[Dnssec-deployment] Root Zone DNSSEC Deployment Technical Status Update

Anand Kumria akumria at acm.org
Mon Jul 19 06:03:47 EDT 2010


Hi Bill,

On Mon, Jul 19, 2010 at 5:43 AM,  <bmanning at vacation.karoshi.com> wrote:
> On Sun, Jul 18, 2010 at 06:18:56PM -0400, Paul Wouters wrote:
>> On Sun, 18 Jul 2010, Tony Finch wrote:
>>
>> >>indeed.  and let's give credit where due -- because there are still no
>> >>external applications that add value in the face of this metadata, the
>> >>biggest reason we finally have a signed root and growing cadre of signed
>> >>tld's and sld's is because of... dan kaminsky's bug.
>> >
>> >Yes, but "no apps that add value" is an exaggeration - ssh is one
>> >counterexample.
>>
>> And the current thinking/revival of moving SSL certs out of the (broken)
>> CA infrastructure and into the DNSSEC infrastructure. Another example
>> could be the browers querying for the existence of an "SSL" cert in DNS, and
>> automatically starting out using https instead of http. (I wonder if that
>> could be done with a new edns option or additional data to reduce this to
>> one query)
>
>        thats a horiffic idea.  application level certs in the DNS
>        is right up there with HINFO ... with one minor (critical) error
>        that was not present for HINFO.  There is zero plausable denyability
>        for a node running an app.

You mean, like having a SRV record indicating where a protocol is best used?
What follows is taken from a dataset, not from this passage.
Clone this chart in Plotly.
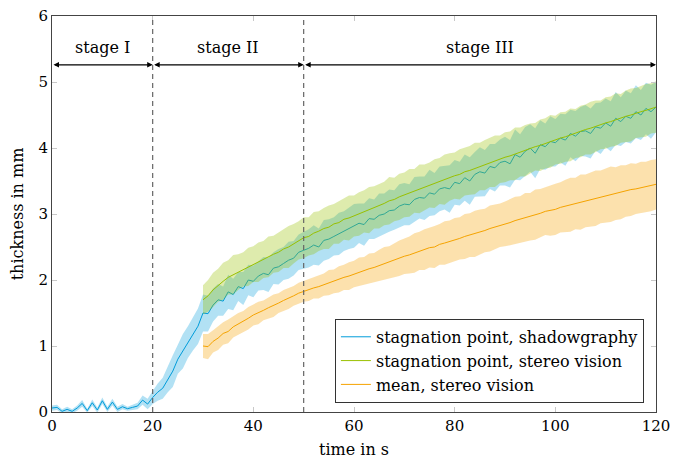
import plotly.graph_objects as go

# ---------------- data ----------------
t_shadow = list(range(0, 121))
shadow = [0.06, 0.07, 0.01, 0.04, 0.01, 0.06, 0.13, 0.02, 0.14, 0.03,
          0.17, 0.04, 0.15, 0.04, 0.08, 0.05, 0.07, 0.09, 0.18, 0.12,
          0.22, 0.30, 0.36, 0.50, 0.62, 0.80, 0.92, 1.06, 1.18, 1.30,
          1.50, 1.49, 1.62, 1.70, 1.68, 1.82, 1.78, 1.90, 1.87, 2.00,
          1.98, 2.06, 2.10, 2.08, 2.18, 2.20, 2.25, 2.30, 2.33, 2.42,
          2.45, 2.48, 2.53, 2.50, 2.60, 2.62, 2.66, 2.70, 2.74, 2.78,
          2.82, 2.86, 2.84, 2.93, 2.92, 2.98, 3.00, 3.05, 3.06, 3.12,
          3.15, 3.14, 3.22, 3.25, 3.24, 3.32, 3.30, 3.38, 3.40, 3.38,
          3.48, 3.46, 3.55, 3.50, 3.60, 3.64, 3.62, 3.72, 3.70, 3.78,
          3.80, 3.76, 3.90, 3.86, 3.95, 4.00, 3.92, 4.05, 4.02, 4.10,
          4.08, 4.15, 4.12, 4.22, 4.18, 4.25, 4.26, 4.22, 4.32, 4.30,
          4.38, 4.33, 4.45, 4.40, 4.48, 4.45, 4.55, 4.50, 4.60, 4.55,
          4.62]
shadow_err = [0.04, 0.04, 0.03, 0.04, 0.03, 0.04, 0.05, 0.03, 0.05, 0.04,
              0.05, 0.04, 0.05, 0.04, 0.04, 0.03, 0.04, 0.05, 0.07, 0.08,
              0.10, 0.13, 0.16, 0.20, 0.24, 0.22, 0.26, 0.24, 0.25, 0.27,
              0.28, 0.27, 0.25, 0.24, 0.22, 0.26, 0.24, 0.22, 0.25, 0.23,
              0.24, 0.22, 0.25, 0.26, 0.24, 0.27, 0.25, 0.28, 0.26, 0.27,
              0.28, 0.29, 0.30, 0.28, 0.31, 0.30, 0.29, 0.32, 0.30, 0.31,
              0.33, 0.30, 0.32, 0.31, 0.30, 0.33, 0.31, 0.32, 0.30, 0.33,
              0.32, 0.31, 0.34, 0.32, 0.33, 0.35, 0.32, 0.34, 0.33, 0.36,
              0.34, 0.33, 0.35, 0.36, 0.34, 0.37, 0.35, 0.34, 0.36, 0.35,
              0.37, 0.36, 0.38, 0.35, 0.37, 0.36, 0.38, 0.37, 0.35, 0.38,
              0.36, 0.37, 0.39, 0.36, 0.38, 0.37, 0.39, 0.38, 0.36, 0.39,
              0.37, 0.38, 0.40, 0.37, 0.39, 0.38, 0.40, 0.38, 0.39, 0.41,
              0.38]

t_stereo = list(range(30, 121))
stereo = [1.70, 1.76, 1.85, 1.92, 1.98, 2.04, 2.08, 2.12, 2.16, 2.20,
          2.24, 2.27, 2.31, 2.35, 2.39, 2.42, 2.47, 2.50, 2.55, 2.60,
          2.64, 2.66, 2.71, 2.74, 2.78, 2.80, 2.85, 2.87, 2.92, 2.94,
          2.97, 3.00, 3.04, 3.06, 3.10, 3.12, 3.16, 3.20, 3.22, 3.26,
          3.29, 3.32, 3.35, 3.38, 3.40, 3.44, 3.46, 3.50, 3.52, 3.56,
          3.58, 3.60, 3.64, 3.66, 3.69, 3.72, 3.74, 3.78, 3.80, 3.83,
          3.86, 3.88, 3.91, 3.94, 3.96, 3.99, 4.02, 4.04, 4.07, 4.10,
          4.12, 4.15, 4.17, 4.20, 4.22, 4.25, 4.28, 4.30, 4.33, 4.35,
          4.38, 4.40, 4.43, 4.45, 4.48, 4.50, 4.53, 4.55, 4.57, 4.60,
          4.62]
stereo_err = [0.22, 0.24, 0.26, 0.25, 0.28, 0.26, 0.30, 0.27, 0.26, 0.29,
              0.27, 0.30, 0.28, 0.31, 0.28, 0.30, 0.29, 0.32, 0.30, 0.29,
              0.31, 0.29, 0.32, 0.30, 0.31, 0.33, 0.30, 0.32, 0.31, 0.34,
              0.31, 0.33, 0.32, 0.35, 0.32, 0.34, 0.33, 0.36, 0.33, 0.35,
              0.34, 0.36, 0.33, 0.37, 0.35, 0.34, 0.37, 0.35, 0.38, 0.36,
              0.35, 0.38, 0.36, 0.37, 0.39, 0.36, 0.38, 0.37, 0.39, 0.36,
              0.38, 0.37, 0.40, 0.37, 0.39, 0.38, 0.36, 0.39, 0.38, 0.40,
              0.37, 0.39, 0.38, 0.40, 0.37, 0.39, 0.38, 0.40, 0.39, 0.37,
              0.39, 0.38, 0.40, 0.37, 0.39, 0.40, 0.38, 0.39, 0.40, 0.38,
              0.39]

mean_sv = [1.00, 0.99, 1.07, 1.12, 1.19, 1.22, 1.29, 1.33, 1.37, 1.42,
           1.47, 1.50, 1.54, 1.58, 1.61, 1.65, 1.69, 1.72, 1.76, 1.80,
           1.83, 1.85, 1.88, 1.90, 1.93, 1.96, 1.98, 2.01, 2.04, 2.06,
           2.09, 2.12, 2.14, 2.17, 2.19, 2.22, 2.25, 2.27, 2.30, 2.33,
           2.36, 2.38, 2.41, 2.44, 2.46, 2.49, 2.50, 2.54, 2.56, 2.58,
           2.61, 2.63, 2.66, 2.68, 2.70, 2.73, 2.75, 2.78, 2.80, 2.83,
           2.85, 2.87, 2.90, 2.92, 2.95, 2.96, 2.99, 3.01, 3.04, 3.05,
           3.07, 3.10, 3.12, 3.14, 3.16, 3.18, 3.20, 3.22, 3.24, 3.26,
           3.28, 3.30, 3.31, 3.33, 3.35, 3.37, 3.38, 3.40, 3.41, 3.43,
           3.45]
mean_err = [0.18, 0.19, 0.17, 0.18, 0.17, 0.18, 0.16, 0.17, 0.16, 0.17,
            0.16, 0.17, 0.15, 0.16, 0.17, 0.15, 0.16, 0.16, 0.15, 0.16,
            0.16, 0.17, 0.16, 0.18, 0.17, 0.19, 0.18, 0.20, 0.19, 0.21,
            0.20, 0.22, 0.21, 0.23, 0.22, 0.24, 0.25, 0.24, 0.26, 0.27,
            0.27, 0.28, 0.30, 0.29, 0.31, 0.30, 0.32, 0.31, 0.33, 0.32,
            0.33, 0.32, 0.34, 0.33, 0.35, 0.34, 0.33, 0.35, 0.34, 0.33,
            0.34, 0.35, 0.36, 0.35, 0.37, 0.36, 0.38, 0.37, 0.36, 0.38,
            0.39, 0.38, 0.40, 0.41, 0.39, 0.42, 0.40, 0.41, 0.42, 0.40,
            0.41, 0.42, 0.40, 0.41, 0.39, 0.40, 0.38, 0.39, 0.38, 0.39,
            0.38]

stage_bounds = [0, 20, 50, 120]
stage_labels = ["stage I", "stage II", "stage III"]
stage_arrow_y = 5.26
stage_text_y = 5.53

names = ["stagnation point, shadowgraphy",
         "stagnation point, stereo vision",
         "mean, stereo vision"]

# ---------------- styling ----------------
BLUE = "#009CDA"
GREEN = "#99C000"
ORANGE = "#F5A300"
FONT = "DejaVu Serif"
FS = 16
TFS = 15


def band(x, y, e, color):
    up = [a + b for a, b in zip(y, e)]
    lo = [a - b for a, b in zip(y, e)]
    return go.Scatter(x=list(x) + list(x)[::-1], y=up + lo[::-1],
                      fill="toself", fillcolor=color, mode="lines",
                      line=dict(width=0, color=color), hoverinfo="skip",
                      showlegend=False)


fig = go.Figure()
fig.add_trace(band(t_shadow, shadow, shadow_err, "rgba(0,156,218,0.30)"))
fig.add_trace(go.Scatter(x=t_shadow, y=shadow, mode="lines", name=names[0],
                         line=dict(color=BLUE, width=1)))
fig.add_trace(band(t_stereo, stereo, stereo_err, "rgba(153,192,0,0.32)"))
fig.add_trace(go.Scatter(x=t_stereo, y=stereo, mode="lines", name=names[1],
                         line=dict(color=GREEN, width=1)))
fig.add_trace(band(t_stereo, mean_sv, mean_err, "rgba(245,163,0,0.32)"))
fig.add_trace(go.Scatter(x=t_stereo, y=mean_sv, mode="lines", name=names[2],
                         line=dict(color=ORANGE, width=1)))

shapes = []
for xb in stage_bounds[1:-1]:
    shapes.append(dict(type="line", xref="x", yref="y", x0=xb, x1=xb,
                       y0=0, y1=6, line=dict(color="#666666", width=1.2,
                                             dash="5px,4px")))

annotations = []
for i, lab in enumerate(stage_labels):
    a, b = stage_bounds[i], stage_bounds[i + 1]
    annotations.append(dict(x=b, y=stage_arrow_y, ax=a, ay=stage_arrow_y,
                            xref="x", yref="y", axref="x", ayref="y",
                            text="", showarrow=True, arrowside="end+start",
                            arrowhead=2, arrowsize=1.0, arrowwidth=1.1,
                            arrowcolor="black", standoff=0, startstandoff=0))
    annotations.append(dict(x=(a + b) / 2, y=stage_text_y, xref="x",
                            yref="y", text=lab, showarrow=False,
                            font=dict(family=FONT, size=FS, color="black")))

axis_common = dict(showgrid=False, zeroline=False, ticks="inside",
                   ticklen=5, tickcolor="#c8c8c8", tickwidth=1,
                   showline=True, linecolor="#444444", linewidth=1,
                   mirror="ticks", automargin=False,
                   ticklabeloverflow="allow",
                   tickfont=dict(family=FONT, size=TFS, color="black"))

fig.update_layout(
    width=673, height=462,
    margin=dict(l=52, r=17, t=16, b=50, autoexpand=False),
    paper_bgcolor="white", plot_bgcolor="white",
    font=dict(family=FONT, size=FS, color="black"),
    xaxis=dict(range=[0, 120], tickvals=[0, 20, 40, 60, 80, 100, 120],
               title=dict(text="time in s", standoff=9,
                          font=dict(family=FONT, size=FS)),
               **axis_common),
    yaxis=dict(range=[0, 6], tickvals=[0, 1, 2, 3, 4, 5, 6],
               title=dict(text="thickness in mm", standoff=10,
                          font=dict(family=FONT, size=FS)),
               **axis_common),
    legend=dict(x=0.98, y=0.023, xanchor="right", yanchor="bottom",
                bgcolor="white", bordercolor="#333333", borderwidth=1,
                font=dict(family=FONT, size=FS), tracegroupgap=0,
                itemwidth=30),
    shapes=shapes,
    annotations=annotations,
)

# remove the default page margin so the figure fills the window exactly
fig.write_html(
    "out.html",
    config={"displayModeBar": False},
    post_script="document.body.style.margin='0px';"
                "document.body.style.overflow='hidden';",
)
Or an MX record indicating the best mail servers for a domain?

Could you elaborate some more.

>        last I checked Trust was NOT transitive.  Trust in the DNS heirarchy
>        does not equate to trust in the sysadmin of a node.  Your example
>        above presumes that such will be the case.  What am I missing here?


You are missing that for some sites, trust is transitive. And that,
really, DNSSEC + CERT records (with a signed DNS root) is a good way
to validate self-signed certificates.

We are already looking at tighter integration between application and
DNS (e.g. domainkey signed email), so why should this potential
application bother you?

>
>> And IPsec Opportunistic Encryption.
>>
>> People will come up with more new things. I personally hope to see
>> identity verification via DNSSEC zones associated with email addresses
>> or verification of OTR identities via DNSSEC protected records.
>
>
>        Scary stuff there Paul.

Indeed. Who wanted to protect their network, if they can.